Steve Jobs: Why His Biggest Success Was Learning From Failure

What Was His Biggest Success?

It's been a month since Steve Jobs' death, and in the weeks since, the world has mourned and shared its admiration and appreciation for the man who brought us beautiful gadgets that changed our lives. Thanks to Walter Isaacson's new biography, the Apple visionary continues to inspire.

His life's work taught us many lessons. Among them -- that perseverance and adaptability (with a bit of foolishness) are vital partners with vision (and in Jobs' case, of course, genius).

Jobs also taught us brilliantly about failure. Many of today's digital natives moving seamlessly from iPhone 4S to the MacBook Air to the iPad have no recollection of the early history of Apple.

Regardless about how you felt about the "old" Apple products, the company in its first generation brought innovation to the PC market, but nearly went bankrupt. Apple as a fully integrated, proprietary hardware/software company -- arguably with superior design -- was beaten out by a cannier software competitor and the network effects that that competitor managed to create.What is remarkable to me about Jobs' return to Apple, and the great success he subsequently achieved, is how he pursued a very similar philosophy -- disruptive and customer-focused vision, obsessive focus on design, highly proprietary hardware and software products. Except he did it with a crucial adaptation: he built the network effects, the very effects that had led to Apple v1's failure, into the infrastructure of Apple v2's strategy and products. With the iPod, the iTunes ecosystem created powerful network with a comprehensive set of music and video content suppliers. For customers, an entirely new product category was made compelling not only by "cool" proprietary hardware and software design (traditional Apple strengths), but also by a comprehensive content source that could monetize what had previously been offered for free. Content providers were thus motivated to use iTunes due to its content network (and subsequent customer network). Likewise, the iPhone and iPad are design-led, but their success has been driven by an App Store ecosystem which is compelling for users and developers alike, simply because there are so many users (i.e. a larger interactive user network) and developers (i.e. a larger modular developer network) constantly innovating within the system.

One could argue that, ironically, Apple has now gone full circle.

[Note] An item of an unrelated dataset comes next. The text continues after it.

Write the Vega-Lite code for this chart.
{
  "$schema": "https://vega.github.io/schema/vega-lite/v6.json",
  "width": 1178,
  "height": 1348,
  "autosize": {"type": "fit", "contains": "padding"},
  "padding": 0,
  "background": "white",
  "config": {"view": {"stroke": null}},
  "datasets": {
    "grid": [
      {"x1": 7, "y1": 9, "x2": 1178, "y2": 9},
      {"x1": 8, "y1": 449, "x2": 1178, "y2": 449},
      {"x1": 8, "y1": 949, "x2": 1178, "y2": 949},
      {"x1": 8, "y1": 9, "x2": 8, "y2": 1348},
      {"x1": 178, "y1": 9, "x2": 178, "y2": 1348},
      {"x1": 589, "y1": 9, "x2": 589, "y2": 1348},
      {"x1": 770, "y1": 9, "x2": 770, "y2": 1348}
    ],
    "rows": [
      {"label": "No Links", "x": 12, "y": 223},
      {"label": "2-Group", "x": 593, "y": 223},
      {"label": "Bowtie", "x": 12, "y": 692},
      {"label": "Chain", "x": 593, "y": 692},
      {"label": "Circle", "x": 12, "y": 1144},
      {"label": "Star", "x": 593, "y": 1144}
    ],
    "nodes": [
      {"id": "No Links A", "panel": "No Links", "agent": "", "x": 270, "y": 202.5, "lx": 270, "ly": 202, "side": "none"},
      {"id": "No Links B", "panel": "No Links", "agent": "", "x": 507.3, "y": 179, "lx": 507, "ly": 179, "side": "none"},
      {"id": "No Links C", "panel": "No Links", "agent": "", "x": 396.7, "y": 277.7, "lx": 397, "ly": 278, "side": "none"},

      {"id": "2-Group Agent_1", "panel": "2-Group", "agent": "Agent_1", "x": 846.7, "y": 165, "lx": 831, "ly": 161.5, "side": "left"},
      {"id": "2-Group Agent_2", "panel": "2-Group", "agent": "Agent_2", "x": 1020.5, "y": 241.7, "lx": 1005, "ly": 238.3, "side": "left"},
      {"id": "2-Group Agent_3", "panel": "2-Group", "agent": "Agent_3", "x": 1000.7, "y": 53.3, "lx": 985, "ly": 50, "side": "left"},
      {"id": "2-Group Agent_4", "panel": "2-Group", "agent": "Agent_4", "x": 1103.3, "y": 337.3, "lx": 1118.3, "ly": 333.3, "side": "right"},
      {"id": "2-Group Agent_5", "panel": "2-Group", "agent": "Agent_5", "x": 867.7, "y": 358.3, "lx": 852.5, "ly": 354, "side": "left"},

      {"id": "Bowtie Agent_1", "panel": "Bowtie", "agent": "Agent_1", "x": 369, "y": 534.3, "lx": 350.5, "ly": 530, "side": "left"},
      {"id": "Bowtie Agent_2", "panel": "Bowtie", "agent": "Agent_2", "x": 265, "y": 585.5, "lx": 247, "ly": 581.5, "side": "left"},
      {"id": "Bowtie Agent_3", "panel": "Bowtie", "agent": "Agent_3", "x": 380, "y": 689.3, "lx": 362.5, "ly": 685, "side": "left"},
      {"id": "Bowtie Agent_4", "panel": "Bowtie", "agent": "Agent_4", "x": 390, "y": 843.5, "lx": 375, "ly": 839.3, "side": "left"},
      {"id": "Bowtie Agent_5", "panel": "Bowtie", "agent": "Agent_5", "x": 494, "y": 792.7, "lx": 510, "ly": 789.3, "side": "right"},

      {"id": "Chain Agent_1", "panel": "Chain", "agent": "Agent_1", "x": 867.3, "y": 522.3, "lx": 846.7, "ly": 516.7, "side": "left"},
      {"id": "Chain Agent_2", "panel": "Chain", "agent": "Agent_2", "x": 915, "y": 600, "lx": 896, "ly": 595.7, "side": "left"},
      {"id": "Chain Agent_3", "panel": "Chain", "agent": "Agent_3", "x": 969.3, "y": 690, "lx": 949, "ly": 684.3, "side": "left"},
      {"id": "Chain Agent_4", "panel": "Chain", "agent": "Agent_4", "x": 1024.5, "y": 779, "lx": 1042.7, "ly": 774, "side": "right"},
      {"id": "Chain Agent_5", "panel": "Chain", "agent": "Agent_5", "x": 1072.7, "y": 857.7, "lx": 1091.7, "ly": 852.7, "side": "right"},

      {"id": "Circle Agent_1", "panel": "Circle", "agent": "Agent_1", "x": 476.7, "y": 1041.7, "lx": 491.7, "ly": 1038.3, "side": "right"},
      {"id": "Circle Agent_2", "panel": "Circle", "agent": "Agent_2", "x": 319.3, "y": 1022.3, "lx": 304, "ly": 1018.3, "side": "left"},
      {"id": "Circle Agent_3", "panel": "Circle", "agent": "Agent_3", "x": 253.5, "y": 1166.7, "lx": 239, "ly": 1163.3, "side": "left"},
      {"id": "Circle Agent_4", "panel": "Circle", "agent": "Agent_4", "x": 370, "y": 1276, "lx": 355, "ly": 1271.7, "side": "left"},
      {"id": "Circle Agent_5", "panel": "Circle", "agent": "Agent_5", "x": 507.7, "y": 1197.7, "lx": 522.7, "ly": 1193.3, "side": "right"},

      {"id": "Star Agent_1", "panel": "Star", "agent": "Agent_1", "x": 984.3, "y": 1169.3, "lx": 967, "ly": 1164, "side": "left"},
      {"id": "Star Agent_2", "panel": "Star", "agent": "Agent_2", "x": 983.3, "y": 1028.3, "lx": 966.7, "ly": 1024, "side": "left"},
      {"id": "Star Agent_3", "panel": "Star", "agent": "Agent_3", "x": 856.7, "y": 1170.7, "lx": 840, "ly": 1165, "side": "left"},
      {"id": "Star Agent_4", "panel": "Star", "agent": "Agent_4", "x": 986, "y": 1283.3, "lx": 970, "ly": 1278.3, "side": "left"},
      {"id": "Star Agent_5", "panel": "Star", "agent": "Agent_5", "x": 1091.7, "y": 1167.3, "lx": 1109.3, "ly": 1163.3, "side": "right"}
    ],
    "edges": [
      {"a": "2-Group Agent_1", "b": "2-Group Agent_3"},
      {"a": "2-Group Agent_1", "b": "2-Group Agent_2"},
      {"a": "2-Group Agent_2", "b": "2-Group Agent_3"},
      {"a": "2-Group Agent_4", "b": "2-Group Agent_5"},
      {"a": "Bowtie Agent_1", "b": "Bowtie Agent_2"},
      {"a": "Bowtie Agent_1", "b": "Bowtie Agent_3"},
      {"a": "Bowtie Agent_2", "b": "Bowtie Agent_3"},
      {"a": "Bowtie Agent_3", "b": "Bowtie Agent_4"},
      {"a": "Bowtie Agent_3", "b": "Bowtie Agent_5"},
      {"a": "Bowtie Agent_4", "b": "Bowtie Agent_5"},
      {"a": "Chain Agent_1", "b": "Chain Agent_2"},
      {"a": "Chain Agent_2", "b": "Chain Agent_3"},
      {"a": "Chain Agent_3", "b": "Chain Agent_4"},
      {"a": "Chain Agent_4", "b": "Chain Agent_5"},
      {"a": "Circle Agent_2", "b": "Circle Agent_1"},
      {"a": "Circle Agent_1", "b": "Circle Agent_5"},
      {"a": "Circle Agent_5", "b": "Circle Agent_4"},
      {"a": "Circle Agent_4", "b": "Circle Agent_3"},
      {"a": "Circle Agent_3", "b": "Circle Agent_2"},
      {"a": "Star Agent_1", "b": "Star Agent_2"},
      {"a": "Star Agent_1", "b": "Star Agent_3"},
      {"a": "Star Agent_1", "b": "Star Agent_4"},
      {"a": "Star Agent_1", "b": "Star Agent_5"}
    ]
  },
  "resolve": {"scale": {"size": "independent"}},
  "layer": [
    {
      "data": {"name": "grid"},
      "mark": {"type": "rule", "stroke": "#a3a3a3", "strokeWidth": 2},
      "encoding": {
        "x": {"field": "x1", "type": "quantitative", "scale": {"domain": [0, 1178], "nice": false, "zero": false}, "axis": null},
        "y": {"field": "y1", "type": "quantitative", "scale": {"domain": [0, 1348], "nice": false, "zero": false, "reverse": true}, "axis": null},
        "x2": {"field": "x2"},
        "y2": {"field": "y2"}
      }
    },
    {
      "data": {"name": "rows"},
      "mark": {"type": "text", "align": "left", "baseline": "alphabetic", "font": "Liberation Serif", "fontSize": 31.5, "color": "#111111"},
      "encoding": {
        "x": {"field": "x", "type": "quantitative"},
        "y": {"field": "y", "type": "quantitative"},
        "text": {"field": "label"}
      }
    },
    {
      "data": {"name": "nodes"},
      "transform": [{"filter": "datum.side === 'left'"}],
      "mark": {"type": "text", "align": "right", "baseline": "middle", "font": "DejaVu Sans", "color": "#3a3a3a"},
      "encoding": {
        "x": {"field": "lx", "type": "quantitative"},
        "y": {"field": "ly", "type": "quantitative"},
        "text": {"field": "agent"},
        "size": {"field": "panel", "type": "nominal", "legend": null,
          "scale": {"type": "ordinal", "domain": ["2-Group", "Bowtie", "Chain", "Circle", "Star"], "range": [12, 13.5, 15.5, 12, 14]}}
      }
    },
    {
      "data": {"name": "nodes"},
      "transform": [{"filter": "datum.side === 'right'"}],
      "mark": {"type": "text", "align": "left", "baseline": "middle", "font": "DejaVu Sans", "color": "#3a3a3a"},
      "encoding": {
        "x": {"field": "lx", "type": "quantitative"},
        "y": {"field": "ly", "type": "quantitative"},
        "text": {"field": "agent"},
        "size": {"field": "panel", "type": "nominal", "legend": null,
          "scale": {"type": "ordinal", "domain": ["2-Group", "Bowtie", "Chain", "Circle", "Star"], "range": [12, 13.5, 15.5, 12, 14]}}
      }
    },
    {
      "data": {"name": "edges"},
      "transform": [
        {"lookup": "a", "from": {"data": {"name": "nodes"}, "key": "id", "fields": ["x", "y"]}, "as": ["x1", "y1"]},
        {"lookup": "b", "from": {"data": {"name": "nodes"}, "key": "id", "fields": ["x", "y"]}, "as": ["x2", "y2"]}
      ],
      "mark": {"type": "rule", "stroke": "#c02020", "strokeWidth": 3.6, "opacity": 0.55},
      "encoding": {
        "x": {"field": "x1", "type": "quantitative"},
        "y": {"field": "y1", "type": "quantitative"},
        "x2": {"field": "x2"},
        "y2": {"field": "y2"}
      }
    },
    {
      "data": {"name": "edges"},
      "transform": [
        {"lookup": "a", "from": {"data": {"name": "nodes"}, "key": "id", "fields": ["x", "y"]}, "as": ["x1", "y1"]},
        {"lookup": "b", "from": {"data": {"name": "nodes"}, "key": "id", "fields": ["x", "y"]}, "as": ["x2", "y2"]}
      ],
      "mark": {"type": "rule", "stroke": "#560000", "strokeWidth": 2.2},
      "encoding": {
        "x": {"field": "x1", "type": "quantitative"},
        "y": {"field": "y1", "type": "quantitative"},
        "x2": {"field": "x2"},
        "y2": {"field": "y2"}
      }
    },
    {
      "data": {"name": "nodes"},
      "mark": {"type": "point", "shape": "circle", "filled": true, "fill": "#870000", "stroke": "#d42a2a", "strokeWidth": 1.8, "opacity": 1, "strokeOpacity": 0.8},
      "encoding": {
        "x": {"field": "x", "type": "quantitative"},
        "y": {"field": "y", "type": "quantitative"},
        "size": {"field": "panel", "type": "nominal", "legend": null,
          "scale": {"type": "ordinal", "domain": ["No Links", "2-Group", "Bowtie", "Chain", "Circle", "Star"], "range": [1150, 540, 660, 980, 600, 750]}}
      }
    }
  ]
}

The area of Apple's greatest past failure -- "traditional" personal computing -- has been enjoying greater success, with the MacBook's growing market share not only due to fabulous design, but also due to the network effects of their easier interoperability with (as well as the "halo effect" of ) the market-dominating iPads, iPhones and iPods.

Steve Jobs was always a visionary genius, but what makes him so compelling to me is the fact that after creating great products that only reached the few, he returned, learned and adapted his vast creative talents to create whole new product categories, distribution models, creative platforms and customer experiences that have positively impacted the lives of millions. His passion for products was contagious and inspired our own. He made his greatest failure into his greatest success. We will all miss him.